Call for more funding as homelessness and housing support services reach ‘tipping point’

Shadow Local Government Minister Mark Isherwood has called on the Welsh Government to increase funding for homelessness and housing-related support services that have reached ‘tipping point’, and warned of the consequences if they fail to spend better.

Responding to the statement this week in the Welsh Parliament by the Minister for Housing and Local Government on the Housing Support Grant – which delivers homelessness prevention and housing-related support services in Wales – Mr Isherwood spoke of his support for Cymorth Cymru’s Housing Matters campaign.

The North Wales Member is calling for an increase in the grant in the Welsh Government's budget for 2020-21, and also of the warnings by service providers in North Wales of the consequences of not increasing the funding.

Mr Isherwood said:

“I have worked with housing support providers before I came to this place, and throughout my time here, since 2003.

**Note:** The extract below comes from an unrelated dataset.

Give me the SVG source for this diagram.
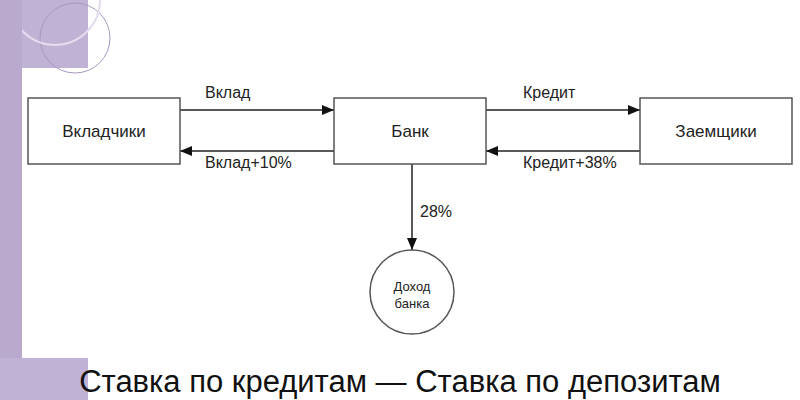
<svg xmlns="http://www.w3.org/2000/svg" width="800" height="400" viewBox="0 0 800 400">
<style>
.b{fill:#fff;stroke:#555;stroke-width:1.5}
.t{font-family:"Liberation Sans",Arial,sans-serif;fill:#222;font-size:17px}
.s{font-size:16px}
.c{font-size:13px}
.l{stroke:#222;stroke-width:1.5;fill:none;marker-end:url(#a)}
</style>
<defs><marker id="a" markerWidth="12" markerHeight="10" refX="12" refY="5" orient="auto" markerUnits="userSpaceOnUse"><path d="M0,0L12,5L0,10z" fill="#111"/></marker></defs>
<rect width="800" height="400" fill="#fff"/>
<rect x="0" y="0" width="88" height="68" fill="#c0b2d4"/>
<circle cx="75" cy="38" r="35" fill="none" stroke="#a898bf" stroke-width="1"/>
<circle cx="55" cy="0" r="45" fill="none" stroke="#e4dcee" stroke-width="2"/>
<rect x="0" y="0" width="22" height="400" fill="#b8a9cd"/>
<rect x="0" y="358" width="88" height="42" fill="#c0b2d4"/>
<g id="connectors">
<line class="l" x1="180" y1="110" x2="334" y2="110"/>
<line class="l" x1="334" y1="151" x2="180" y2="151"/>
<line class="l" x1="486" y1="110" x2="640" y2="110"/>
<line class="l" x1="640" y1="151" x2="486" y2="151"/>
<line class="l" x1="412" y1="164" x2="412" y2="250"/>
<text class="t s" x="205" y="98">Вклад</text>
<text class="t s" x="205" y="168">Вклад+10%</text>
<text class="t s" x="523" y="98">Кредит</text>
<text class="t s" x="523" y="168">Кредит+38%</text>
<text class="t s" x="420" y="217">28%</text>
</g>
<g id="n1"><rect class="b" x="28" y="98" width="152" height="66"/><text class="t" x="104" y="137" text-anchor="middle">Вкладчики</text></g>
<g id="n2"><rect class="b" x="334" y="98" width="152" height="66"/><text class="t" x="410" y="137" text-anchor="middle">Банк</text></g>
<g id="n3"><rect class="b" x="640" y="98" width="152" height="66"/><text class="t" x="716" y="137" text-anchor="middle">Заемщики</text></g>
<g id="n4"><circle class="b" cx="412" cy="292" r="42"/><text class="t c" x="412" y="291" text-anchor="middle">Доход</text><text class="t c" x="412" y="308" text-anchor="middle">банка</text></g>
<text class="t" x="400" y="392" text-anchor="middle" style="font-size:31px;fill:#111">Ставка по кредитам — Ставка по депозитам</text>
</svg>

“I have worked on every campaign – this isn't the first one – for Housing Matters’ every year. Before that we had the ‘Let's Keep Supporting People’ campaign from Cymorth Cymru. Unfortunately, this has become a bit of an annual ritual. Usually, it's produced good news at the end, and I pray that that's the same in this instance.

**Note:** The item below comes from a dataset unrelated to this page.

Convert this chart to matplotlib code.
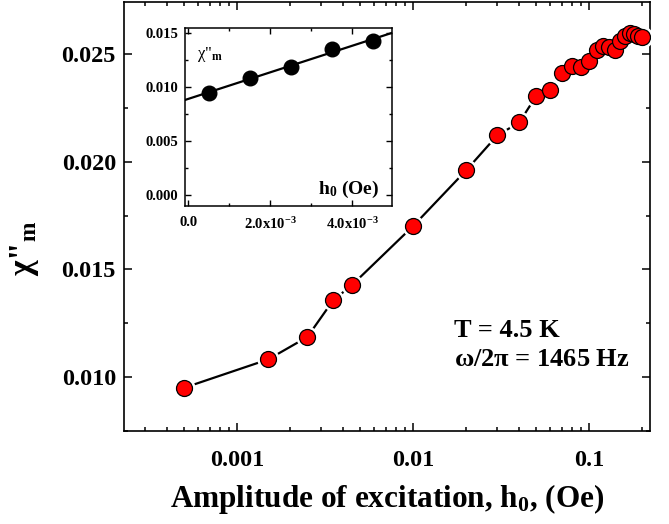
import numpy as np
import matplotlib
matplotlib.use("Agg")
import matplotlib.pyplot as plt
from matplotlib.ticker import FixedLocator, FixedFormatter, MultipleLocator, FormatStrFormatter, LogLocator

plt.rcParams["font.family"] = ["Liberation Serif", "DejaVu Serif"]
plt.rcParams["font.weight"] = "bold"
plt.rcParams["mathtext.fontset"] = "custom"
plt.rcParams["mathtext.rm"] = "Liberation Serif"
plt.rcParams["mathtext.it"] = "Liberation Serif:italic"
plt.rcParams["mathtext.bf"] = "Liberation Serif:bold"

# chi''_m versus excitation amplitude h0 (Oe)
h0 = [5e-4, 1.5e-3, 2.5e-3, 3.5e-3, 4.5e-3, 0.01, 0.02, 0.03, 0.04, 0.05,
      0.06, 0.07, 0.08, 0.09, 0.10, 0.11, 0.12, 0.13, 0.14, 0.15,
      0.16, 0.17, 0.18, 0.19, 0.20]
chi = [0.00949, 0.01081, 0.01185, 0.01355, 0.01428, 0.01702, 0.01961, 0.02123,
       0.02183, 0.02307, 0.02332, 0.02413, 0.02447, 0.02440, 0.02468, 0.02520,
       0.02537, 0.02535, 0.02520, 0.02560, 0.02586, 0.02597, 0.02593, 0.02586,
       0.02579]

# inset: lowest five amplitudes on a linear scale
inset_h0 = h0[:5]
inset_chi = chi[:5]
inset_xticks = [0.0, 2e-3, 4e-3]
inset_xlabels = ["0.0", r"2.0x10$^{\mathbf{-3}}$", r"4.0x10$^{\mathbf{-3}}$"]

fig = plt.figure(figsize=(6.69, 5.24), dpi=100)
ax = fig.add_axes([0.1858, 0.178, 0.7853, 0.8188])

ax.plot(h0, chi, color="black", lw=1.6, zorder=2)
ax.plot(h0, chi, ls="none", marker="o", ms=16, mfc="white", mec="none", zorder=3)
ax.plot(h0, chi, ls="none", marker="o", ms=11.5, mfc="#ff0000", mec="black",
        mew=0.9, zorder=4)

ax.set_xscale("log")
ax.set_xlim(2.28e-4, 0.2203)
ax.set_ylim(0.00749, 0.02745)
ax.xaxis.set_major_locator(FixedLocator([1e-3, 1e-2, 1e-1]))
ax.xaxis.set_major_formatter(FixedFormatter(["0.001", "0.01", "0.1"]))
ax.xaxis.set_minor_locator(LogLocator(base=10, subs=np.arange(2, 10)))
ax.xaxis.set_minor_formatter(FixedFormatter([]))
ax.yaxis.set_major_locator(MultipleLocator(0.005))
ax.yaxis.set_minor_locator(MultipleLocator(0.0025))
ax.yaxis.set_major_formatter(FormatStrFormatter("%.3f"))

for s in ax.spines.values():
    s.set_linewidth(1.2)
ax.tick_params(which="both", direction="in", top=True, right=True, width=1.1)
ax.tick_params(which="major", length=6, labelsize=17.5)
ax.tick_params(which="minor", length=3)
ax.tick_params(axis="x", which="major", pad=14)
ax.tick_params(axis="y", which="major", pad=6)

ax.set_xlabel("Amplitude of excitation, h$_{0}$, (Oe)", fontsize=22.5,
              fontweight="bold", labelpad=8)
ax.set_ylabel('$\\mathrm{\\chi}$"$_{\\mathbf{m}}$', fontsize=24, fontweight="bold")
ax.yaxis.set_label_coords(-0.158, 0.426)

ax.text(0.627, 0.218, "T = 4.5 K", transform=ax.transAxes, fontsize=19,
        fontweight="bold")
ax.text(0.627, 0.152, r"$\mathrm{\omega/2\pi}$ = 1465 Hz", transform=ax.transAxes,
        fontsize=19, fontweight="bold")

# inset
ins = fig.add_axes([0.2765, 0.6069, 0.3099, 0.3402])
fit = np.polyfit(inset_h0, inset_chi, 1)
xf = np.array([-8e-5, 4.98e-3])
ins.plot(xf, np.polyval(fit, xf), color="black", lw=1.6, zorder=2)
ins.plot(inset_h0, inset_chi, ls="none", marker="o", ms=10.5, color="black", zorder=3)
ins.set_xlim(-8e-5, 4.98e-3)
ins.set_ylim(-0.00102, 0.01552)
ins.xaxis.set_major_locator(FixedLocator(inset_xticks))
ins.xaxis.set_major_formatter(FixedFormatter(inset_xlabels))
ins.xaxis.set_minor_locator(MultipleLocator(1e-3))
ins.yaxis.set_major_locator(MultipleLocator(0.005))
ins.yaxis.set_minor_locator(MultipleLocator(0.0025))
ins.yaxis.set_major_formatter(FormatStrFormatter("%.3f"))
for s in ins.spines.values():
    s.set_linewidth(1.1)
ins.tick_params(which="both", direction="in", top=True, right=True, width=1.0)
ins.tick_params(which="major", length=4.5, labelsize=10.5, pad=5)
ins.tick_params(which="minor", length=2.5)
ins.tick_params(axis="x", which="major", pad=7)
ins.text(0.06, 0.83, 'χ"$_{\\mathbf{m}}$', transform=ins.transAxes, fontsize=12,
         fontweight="normal")
ins.text(0.64, 0.07, "h$_{\\mathbf{0}}$ (Oe)", transform=ins.transAxes, fontsize=14,
         fontweight="bold")

fig.savefig("out.png", dpi=100)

“You say that we know it's not enough to provide funding, but we know that without enough funding, the new Grant will not build on the existing duty of local authorities to produce a homelessness strategy.

“Responding to the cash-flat settlement for the Grant in the Welsh Government's Draft Budget, a cut in real terms, Cymorth Cymru, Community Housing Cymru and Welsh Women's Aid warned that services preventing homelessness and supporting independent living have now reached a tipping point. And in North Wales a supported living service provider I recently visited told me the consequences would be increased pressure on the NHS, A & E and blue-light services.

“You stated that to put more money into this would mean money being taken away elsewhere, but why won't the Welsh Government do what it says in terms of the prevention and early intervention agenda and recognise this isn't about taking money from elsewhere, it's about saving multiples more money for elsewhere by taking pressure off statutory services? Smart budgeting in this area, protecting budgets in this area, will save hundreds of millions more for health, social care and other key services.”

Mr Isherwood also asked what plans the Welsh Government currently has for its planned redistribution of the Housing Support Grant, highlighting fears that Local Authorities in North Wales could lose a substantial chunk of their Housing Support Grant funding.

He said:

“Key providers in North Wales have told me that the plans that they understand are in place would see five local authorities in the north losing between 25 and 40 per cent of their Housing Support Grant funding. Is that still something under consideration by the Welsh Government? If not, what is its current position in terms of the redistribution previously referred to by it?”

Speaking outside the Chamber after the Minister’s response, Mr Isherwood commented that there is "... still no answer to these key questions for North Wales".